Verdugo Hills has been, as far as it’s concerned, trapped too long in a continual loop of a storyline it’s desperate to change. That of being the “small” school competing against bigger ones for a Los Angeles City Section Division I championship in baseball.
The story line is true in two respects. The Dons probably have the lowest student population of any Valley area school playing a Division I sport. And the Dons do compete; they just haven’t been able to bring back a trophy.
They may never have a better chance than they do today, May 31.
The Dons (21-13), seeded sixth in the Division I playoff bracket, are one game away from playing for that elusive City Division I title. They will play Taft High (17-16), the second seed, in one of the two semifinal games at the University of Southern California baseball stadium. The winners play in the championship game at Dodger Stadium on Saturday, June 2.
No matter what happens on Thursday — or Saturday, should Verdugo Hills get there — Coach Angel Espindola, who’s now in his 10th season here, is proud in the knowledge that this group of players did mold themselves into the kind of team he envisioned when he first saw many of them coming out for varsity a couple of years ago.
“I’m really happy with them,” Espindola said. “I have six seniors this year. [The season started off] tough because the chemistry wasn’t right, but I have really seen them grow. Not typical seniors leaders, but they have now taken control of the team. But…it was a battle in the beginning to make the pieces fit and work cohesively.”
The players say things have come together as they believed were possible.
“I knew our team was good enough,” said shortstop Charlie Rocca, 18, a senior. “Our team is solid. Our guys’ numbers this year are crazy. And the work we put in all season, grinding through to where we’re at, is definitely showing.”
Another senior, centerfielder Dakota Gray, agrees with Rocca.
“We had a lot of confidence going into this year with our group of seniors, and our group in general,” said Gray, 18. “It felt this year we would be in our prime as this group. We all want the same goal, and we want it for each other. Everyone will do what it takes.”
Rocca and Gray, along with pitcher Nick Masumoto and catcher Matt Gokey, are part of the solid core on which the 2018 Dons are built around. All are having excellent seasons at the plate, led by Rocca’s mind-bending .515 batting average plus 14 home runs and 43 RBIs. Gray is batting .382 and defensively running down everything hit to the outfield.
Masumoto and Gokey, both juniors, play with a steadiness and maturity that doesn’t give away the fact they are both still 17. Gokey, who felt overwhelmed at times as the designated hitter last season, now goes to the plate with a revamped swing and a better idea of the kind of pitches he can attack — a key reason for his .411 average and 32 RBIs. Masumoto is pitching better than his 7-4 overall record would indicate. He has given up fewer hits (75) than innings pitched (81.1) and boasts a sub-1.00 earned run average in his 13 starts.

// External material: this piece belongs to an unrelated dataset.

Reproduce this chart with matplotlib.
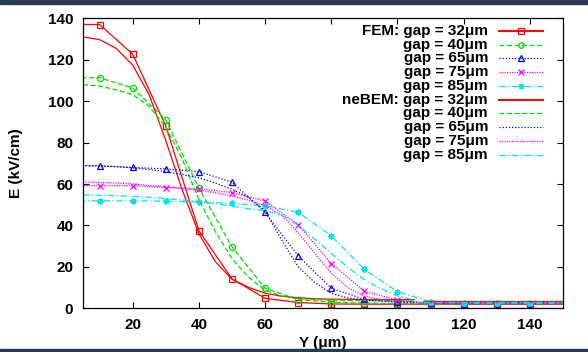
import numpy as np
import matplotlib
matplotlib.use("Agg")
import matplotlib.pyplot as plt
from matplotlib.patches import Rectangle

plt.rcParams['font.family'] = ['Liberation Sans', 'DejaVu Sans']
plt.rcParams['font.weight'] = 'bold'

# FEM results (one point every 10 um, end points sit on/outside the frame)
fem_y = [0, 10, 20, 30, 40, 50, 60, 70, 80, 90, 100, 110, 120, 130, 140, 150]
fem_32 = [137, 137, 122.7, 88, 37.5, 14.2, 4.8, 2.8, 2.1, 2, 2, 2, 2, 2, 2, 2]
fem_40 = [111.3, 111.3, 106.4, 91, 58, 29.7, 9.7, 4.2, 3, 2.5, 2.3, 2.3, 2.3, 2.3, 2.3, 2.3]
fem_65 = [68.7, 68.7, 68, 67.3, 66, 60.9, 46.3, 25.3, 9.7, 4.3, 3, 2.5, 2.3, 2.3, 2.3, 2.3]
fem_75 = [59.2, 59.2, 59.2, 58.3, 57.8, 55.8, 51.8, 40.4, 21.6, 8.2, 4, 2.6, 2.3, 2.3, 2.3, 2.3]
fem_85 = [51.9, 51.9, 51.9, 51.7, 51.3, 50.6, 49.5, 46.4, 35, 18.8, 8, 3.2, 2.5, 2.4, 2.4, 2.4]

# neBEM results (second run starts just after 105 um)
neb_y = [5, 10, 15, 20, 25, 30, 35, 40, 45, 50, 55, 60, 65, 70, 75, 80, 85, 90,
         95, 100, 105, 106, 108, 150]
neb_32 = [131, 129.7, 125.5, 117.5, 103, 81, 57, 36, 22.5, 14, 10.1, 7.3, 5.8, 5.1,
          4.6, 4.4, 4.3, 4.2, 4.2, 4.2, 4.2, np.nan, 3.3, 3.3]
neb_40 = [108, 107.3, 105.5, 103.2, 97.5, 87.5, 72, 52.5, 37, 24, 15, 8.8, 6, 4.7,
          4.2, 4, 3.8, 3.7, 3.6, 3.5, 3.5, np.nan, 2.9, 2.9]
neb_65 = [69, 68.8, 68.4, 67.8, 67, 66, 64.6, 63, 60.5, 57.5, 53.5, 47, 33, 20,
          12.5, 7.2, 5, 4, 3.5, 3.2, 3, np.nan, 2.8, 2.8]
neb_75 = [61, 60.8, 60.5, 60, 59.3, 58.6, 57.8, 57, 55.8, 54.2, 52.2, 49.5, 45, 36.5,
          26.5, 17, 10, 5.8, 4.2, 3.5, 3.1, np.nan, 2.8, 2.8]
neb_85 = [54.7, 54.6, 54.4, 54, 53.6, 53, 52.3, 51.5, 50.5, 49.3, 48, 47.2, 45, 40,
          33.5, 26.5, 19.8, 13.8, 9.5, 6, 4, np.nan, 2.8, 2.8]

gap_labels = ['gap = 32\u03bcm', 'gap = 40\u03bcm', 'gap = 65\u03bcm',
              'gap = 75\u03bcm', 'gap = 85\u03bcm']

colors = ['#ff0000', '#00dd00', '#0000ff', '#ff00ff', '#00e5e5']
styles = ['-', (0, (4, 2)), (0, (1, 1.5)), (0, (1, 1)), (0, (5, 2, 1, 2))]
markers = ['s', 'o', '^', 'x', (8, 2, 0)]

fem_sets = [fem_32, fem_40, fem_65, fem_75, fem_85]
neb_sets = [neb_32, neb_40, neb_65, neb_75, neb_85]

FS = 11

fig = plt.figure(figsize=(5.88, 3.52), dpi=100)
ax = fig.add_axes([83 / 588, 1 - 308.3 / 352, 480 / 588, 290 / 352])

for vals, c, ls, mk in zip(fem_sets, colors, styles, markers):
    ax.plot(fem_y, vals, color=c, ls=ls, lw=0.9, marker=mk, ms=4.5,
            mfc='none', mec=c, mew=0.9, markevery=slice(1, -1))
for vals, c, ls in zip(neb_sets, colors, styles):
    ax.plot(neb_y, vals, color=c, ls=ls, lw=0.9)

ax.set_xlim(5, 150)
ax.set_ylim(0, 140)
ax.set_xticks([20, 40, 60, 80, 100, 120, 140])
ax.set_yticks(range(0, 141, 20))
ax.tick_params(direction='in', length=4, width=0.8, top=True, right=True,
               labelsize=FS, pad=7)
for lab in ax.get_xticklabels() + ax.get_yticklabels():
    lab.set_fontweight('bold')
for sp in ax.spines.values():
    sp.set_linewidth(0.9)

ax.set_xlabel('Y (\u03bcm)', fontsize=FS, fontweight='bold')
ax.set_ylabel('E (kV/cm)', fontsize=FS, fontweight='bold')
ax.xaxis.set_label_coords(0.5, -0.095)
ax.yaxis.set_label_coords(-0.125, 0.5)

# gnuplot-style key: right-aligned text, sample line to its right
row_h = 13.8 / 290
text_x = (488 - 83) / 480
line_x0 = (499 - 83) / 480
line_x1 = (543 - 83) / 480
mark_x = (521 - 83) / 480
y0 = (308.3 - 30.7) / 290
for i in range(10):
    k = i % 5
    y = y0 - i * row_h
    label = gap_labels[k]
    if i == 0:
        label = 'FEM: ' + label
    elif i == 5:
        label = 'neBEM: ' + label
    ax.text(text_x, y, label, transform=ax.transAxes, ha='right', va='center',
            fontsize=FS, fontweight='bold')
    ax.plot([line_x0, line_x1], [y, y], transform=ax.transAxes, color=colors[k],
            ls=styles[k], lw=1.4 if k == 0 else 0.9, clip_on=False)
    if i < 5:
        ax.plot([mark_x], [y], transform=ax.transAxes, marker=markers[k], ms=4,
                mfc='none', mec=colors[k], mew=0.9, clip_on=False)

# dark strips along the top and bottom edges
fig.patches.append(Rectangle((0, 1 - 3.5 / 352), 1, 3.5 / 352, transform=fig.transFigure,
                             color='#2b3852', zorder=10))
fig.patches.append(Rectangle((0, 0), 1, 3.5 / 352, transform=fig.transFigure,
                             color='#2b3852', zorder=10))

fig.savefig('out.png', dpi=100)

Gokey said Masumoto and the other top Dons pitcher, Nick Rodriguez (8-3 with a 2.15 ERA in 12 starts), have fully and successfully embraced the pitching philosophy preached by the coaches at Verdugo Hills.
“Our mentality is ‘let them hit the ball and let our defense work, and make those good plays,’” Gokey said
Still, reaching this level of team ability and team chemistry hasn’t always been easy or steady.

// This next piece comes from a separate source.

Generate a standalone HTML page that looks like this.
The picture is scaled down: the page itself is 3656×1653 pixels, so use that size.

In 2016 the Dons slumped toward the end of the year, losing seven of its final eight games to finish the season 12-19 overall and miss the playoffs. Last year Verdugo Hills was also below .500 overall (15-17), but tied Poly High for the East Valley League championship. Still, the Dons could not advance past the Division I play-in game, losing to Banning High of Wilmington.
And the doubts about Verdugo Hills could have crept in again at the beginning of the season as the Dons lost six of its first eight games, three of them by one run. “We lost mainly in the first half because we could not get the right mindset for tough games,” said Espindola, who was wondering himself when and if this group of Dons could pull things together.
A change occurred during the spring break. Instead of going out of state, Verdugo Hills stayed local and played in Dennis Gilbert’s Southern California Invitational tour-nament. They won it, defeating teams from Sherman Oaks CES, Gardena High, South East High of South Gate (twice) and Bell High along the way.
“Up until the tournament, the identity of the team wasn’t easy to see,” Espindola said. “After that it came out, and more guys did their jobs and stayed in themselves. Everyone took control, everyone’s work ethic improved.”
Playing well in the tournament also “boosted us mentally,” Rocca said. “We knew we could compete when we won that tournament.”
By playoff time the turnaround was complete. Verdugo Hills again tied Poly for the East Valley League title. Poly was placed in the Open Division as the ninth seed, losing to Banning in the first round. Verdugo Hills has defeated Westchester High of Los Angeles and Sylmar High to reach the Division I semifinals.
The two teams met earlier this year in February. Taft won that meeting, 7-3, in 10 innings.
Espindola is confident the Toreadors will be facing a different group of Dons on Thursday.
Gray believes the team can produce a different outcome this time.
“We need to bring it all and realize ‘this could be it,’” he said “And I think everyone does realize that.”